We suddenly feel the weight of responsibility way more acutely and the risks are somehow magnified.
As a coach, I work on the mindset and confidence stories that underpin all our decisions and I have found that there are often common themes that come up for mums when they consider new careers.
With that in mind here are my top 5 obstacles (real and, often, imagined) that you need to overcome to really make career change an exciting prospect for you and not the most terrifying ordeal imaginable.
1. I’m too old to change jobs now
I want to ask you, why do you feel that you have a shelf life? What is it about age that defines your ability negatively? When is the correct age to stop aspiring and achieving new things in your life? Some of the most successful entrepreneurs started business in their 50s and 60s You can change jobs at any point in your life, age is only an issue if you make it one.
2. People will not take me seriously
Other people are not judging you as much as you are judging yourself. Worries about being judged are common and come from a place of fear and the unknown. Ask yourself why do you want to change roles, what will changing give you that don’t currently have, why do you want to set up your own business? When you are comfortable about what it is you want to do, you will find that you care less about what others think.
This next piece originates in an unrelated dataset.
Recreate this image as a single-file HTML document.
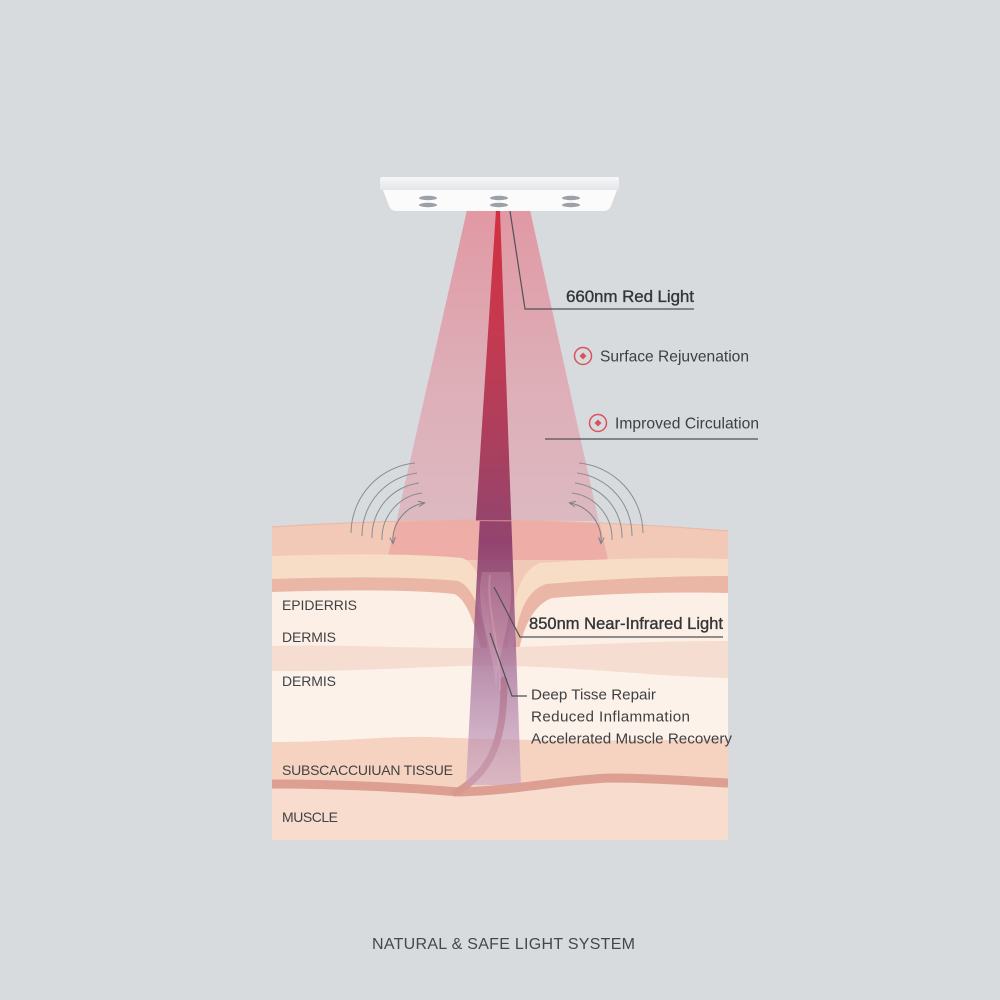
<!DOCTYPE html>
<html>
<head>
<meta charset="utf-8">
<style>
html,body{margin:0;padding:0;background:#d8dbde;}
svg{display:block;}
text{font-family:"Liberation Sans",sans-serif;}
</style>
</head>
<body>
<svg width="1000" height="1000" viewBox="0 0 1000 1000" xmlns="http://www.w3.org/2000/svg">
<defs>
  <linearGradient id="cone" gradientUnits="userSpaceOnUse" x1="0" y1="210" x2="0" y2="560">
    <stop offset="0" stop-color="rgb(232,100,118)" stop-opacity="0.56"/>
    <stop offset="0.5" stop-color="rgb(230,108,126)" stop-opacity="0.40"/>
    <stop offset="1" stop-color="rgb(230,110,130)" stop-opacity="0.29"/>
  </linearGradient>
  <linearGradient id="beam" gradientUnits="userSpaceOnUse" x1="0" y1="210" x2="0" y2="785">
    <stop offset="0" stop-color="#d2303f"/>
    <stop offset="0.2" stop-color="#c6394f"/>
    <stop offset="0.42" stop-color="#a9405f"/>
    <stop offset="0.58" stop-color="#8d3f6c" stop-opacity="0.95"/>
    <stop offset="0.76" stop-color="#96598a" stop-opacity="0.72"/>
    <stop offset="1" stop-color="#c3a0c3" stop-opacity="0.55"/>
  </linearGradient>
  <linearGradient id="bar" x1="0" y1="0" x2="0" y2="1">
    <stop offset="0" stop-color="#f6f7f8"/>
    <stop offset="1" stop-color="#e3e5e8"/>
  </linearGradient>
  <clipPath id="skin">
    <path d="M272,527 Q500,512 728,531 L728,840 L272,840 Z"/>
  </clipPath>
  <clipPath id="above"><path d="M0,0 L1000,0 L1000,531 Q500,512 0,527 Z"/></clipPath>
  <marker id="ah" viewBox="0 0 10 10" refX="8" refY="5" markerWidth="7" markerHeight="7" orient="auto-start-reverse">
    <path d="M0,1 L9,5 L0,9" fill="none" stroke="#7d8084" stroke-width="1.4"/>
  </marker>
</defs>

<rect width="1000" height="1000" fill="#d8dbde"/>

<!-- SKIN -->
<g clip-path="url(#skin)">
  <rect x="272" y="500" width="456" height="340" fill="#f2c9b7"/>
  <polygon points="467,210 530,210 608,560 387,560" fill="url(#cone)"/>
  <!-- layer 2 peach -->
  <path d="M272,556 Q400,552 462,558 C480,564 488,600 494,665 L506,665 C512,600 518,572 540,563 Q640,556 728,559 L728,840 L272,840 Z" fill="#f8ddc6"/>
  <!-- layer 3 dark pink -->
  <path d="M272,579 Q400,575 458,581 C476,588 484,620 492,675 L510,675 C516,615 524,592 546,584 Q640,576 728,576 L728,840 L272,840 Z" fill="#eab6a6"/>
  <!-- layer 4 cream -->
  <path d="M272,592 Q400,588 454,594 C470,600 480,640 490,690 L512,690 C518,640 528,607 552,598 Q640,591 728,593 L728,840 L272,840 Z" fill="#fcefe6"/>
  <!-- band 5 light pink -->
  <path d="M272,646 C330,644 400,648 460,648 C540,648 620,641 728,641 L728,840 L272,840 Z" fill="#f6ddd1"/>
  <!-- layer 6 cream -->
  <path d="M272,671 C340,672 400,668 460,666 C560,664 640,676 728,678 L728,840 L272,840 Z" fill="#fcf2ea"/>
  <!-- subcutaneous -->
  <path d="M272,742 C340,742 380,736 430,737 C500,740 600,742 728,739 L728,840 L272,840 Z" fill="#f6d3c0"/>
  <!-- muscle -->
  <path d="M272,788 C340,788 400,791 460,796 C520,794 560,784 610,782 C660,782 700,786 728,788 L728,840 L272,840 Z" fill="#f8dccd"/>
  <path d="M272,784 C340,784 400,787 460,792 C520,790 560,780 610,778 C660,778 700,782 728,783" fill="none" stroke="#dc9f92" stroke-width="9"/>
  <path d="M504,680 C504,735 495,770 455,793" fill="none" stroke="#d6998f" stroke-width="7" stroke-linecap="round"/>
  <polygon points="496,210 500,210 521,785 466,785" fill="url(#beam)"/>
  <path d="M482,572 C474,610 492,640 496,688 C500,640 516,612 510,572 Z" fill="rgba(255,215,220,0.18)"/>
  <path d="M490,575 C486,610 500,640 500,690" fill="none" stroke="rgba(240,190,200,0.25)" stroke-width="2"/>
</g>
<path d="M272,527 Q500,512 728,531" fill="none" stroke="#ebb9a8" stroke-width="1.2"/>

<polygon points="467,210 530,210 604,545 391,545" fill="url(#cone)" clip-path="url(#above)"/>
<polygon points="496,210 500,210 514.6,610 470,610" fill="url(#beam)" clip-path="url(#above)"/>

<!-- DEVICE -->
<rect x="380" y="177" width="239" height="13" rx="2" fill="url(#bar)"/>
<path d="M383,190 L617,190 L611,206 Q609,211 603,211 L397,211 Q391,211 389,206 Z" fill="#fbfbfc"/>
<g fill="#9ba1a7">
  <ellipse cx="428" cy="198" rx="9" ry="2.2"/>
  <ellipse cx="428" cy="205" rx="9" ry="2.2"/>
  <ellipse cx="499" cy="198" rx="9" ry="2.2"/>
  <ellipse cx="499" cy="205" rx="9" ry="2.2"/>
  <ellipse cx="571" cy="198" rx="9" ry="2.2"/>
  <ellipse cx="571" cy="205" rx="9" ry="2.2"/>
</g>

<!-- ARCS -->
<g fill="none" stroke="#8a8d91" stroke-width="1">
  <path d="M415,463 A71,71 0 0 0 351,533"/>
  <path d="M417,473 A63,63 0 0 0 362,536"/>
  <path d="M419,483 A54,54 0 0 0 372,538"/>
  <path d="M422,493 A46,46 0 0 0 382,540"/>
  <path d="M424,503 A38,38 0 0 0 393,543" stroke="#7d8084" marker-start="url(#ah)" marker-end="url(#ah)"/>
  <path d="M579,463 A71,71 0 0 1 643,533"/>
  <path d="M577,473 A63,63 0 0 1 632,536"/>
  <path d="M575,483 A54,54 0 0 1 622,538"/>
  <path d="M572,493 A46,46 0 0 1 612,540"/>
  <path d="M570,503 A38,38 0 0 1 601,543" stroke="#7d8084" marker-start="url(#ah)" marker-end="url(#ah)"/>
</g>

<!-- LEADERS -->
<g fill="none" stroke="#4f5256" stroke-width="1.2">
  <path d="M510,211 L525,309 L694,309"/>
  <path d="M545,439 L758,439"/>
  <path d="M494,587 L520,637 L723,637"/>
  <path d="M490,633 L512,696 L527,696"/>
</g>

<!-- ICONS -->
<g fill="none" stroke="#d9535c" stroke-width="1.5">
  <circle cx="583" cy="356" r="8.5"/>
  <circle cx="598" cy="423" r="8.5"/>
</g>
<g fill="#d9535c">
  <path d="M583,352.5 L586.5,356 L583,359.5 L579.5,356 Z"/>
  <path d="M598,419.5 L601.5,423 L598,426.5 L594.5,423 Z"/>
</g>

<!-- TEXT -->
<g fill="#333538">
  <text x="566" y="302" font-size="17" stroke="#333538" stroke-width="0.35" textLength="128">660nm Red Light</text>
  <text x="600" y="361.5" font-size="15.6" fill="#3d3f42" textLength="149">Surface Rejuvenation</text>
  <text x="615" y="428.5" font-size="15.6" fill="#3d3f42" textLength="144">Improved Circulation</text>
  <text x="529" y="629" font-size="16.5" stroke="#333538" stroke-width="0.35" textLength="194">850nm Near-Infrared Light</text>
  <text x="531" y="699.5" font-size="15.2" fill="#3d3f42">Deep Tisse Repair</text>
  <text x="531" y="721.5" font-size="15.2" fill="#3d3f42" textLength="159">Reduced Inflammation</text>
  <text x="531" y="743.5" font-size="15.2" fill="#3d3f42" textLength="201">Accelerated Muscle Recovery</text>
</g>
<g fill="#404245" font-size="14">
  <text x="282" y="610" textLength="75">EPIDERRIS</text>
  <text x="282" y="642" textLength="54">DERMIS</text>
  <text x="282" y="686" textLength="54">DERMIS</text>
  <text x="282" y="775" textLength="171">SUBSCACCUIUAN TISSUE</text>
  <text x="282" y="822" textLength="56">MUSCLE</text>
</g>
<text x="372" y="949" font-size="16" fill="#45474a" textLength="263">NATURAL &amp; SAFE LIGHT SYSTEM</text>
</svg>
</body>
</html>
3. I’ll be judged for being a mum. I need to play this down
Becoming a mum is a positive thing to put on the CV and there is a real and tangible shift towards flexibility and equality in the workplace for mums. Deciding before you even venture towards job change that it will not happen for you because you are a mum is a sure-fire way to prove yourself right. Focus on how being a mum has changed you for the better and what you can offer a role or opportunity because you are a parent.
4. I’ve been out of the game for too long, I don’t know what I’m doing anymore
Listen out for how to talk to yourself – do you say things like I could never…… or I’m rubbish at…… or I wish I could do……. How is talking to yourself like this helping you? Telling yourself you don’t know what you’re doing anymore may feel true but it’s more that you are out of practice. Action is the antidote to feeling this way, getting stuck in to what you want to achieve, making plans, talking about it, deciding what it is you need to do – it’s all part of the process.
5. It’s bad to want a career now that I am a mother
The mum guilt is insidious! We have been conditioned to believe that once we have children they are everything – but many women feel that being a mother is fantastic but so is being a working mum. Mums who are more satisfied in their jobs are often happier people because of it and we all know happier mums make happier children.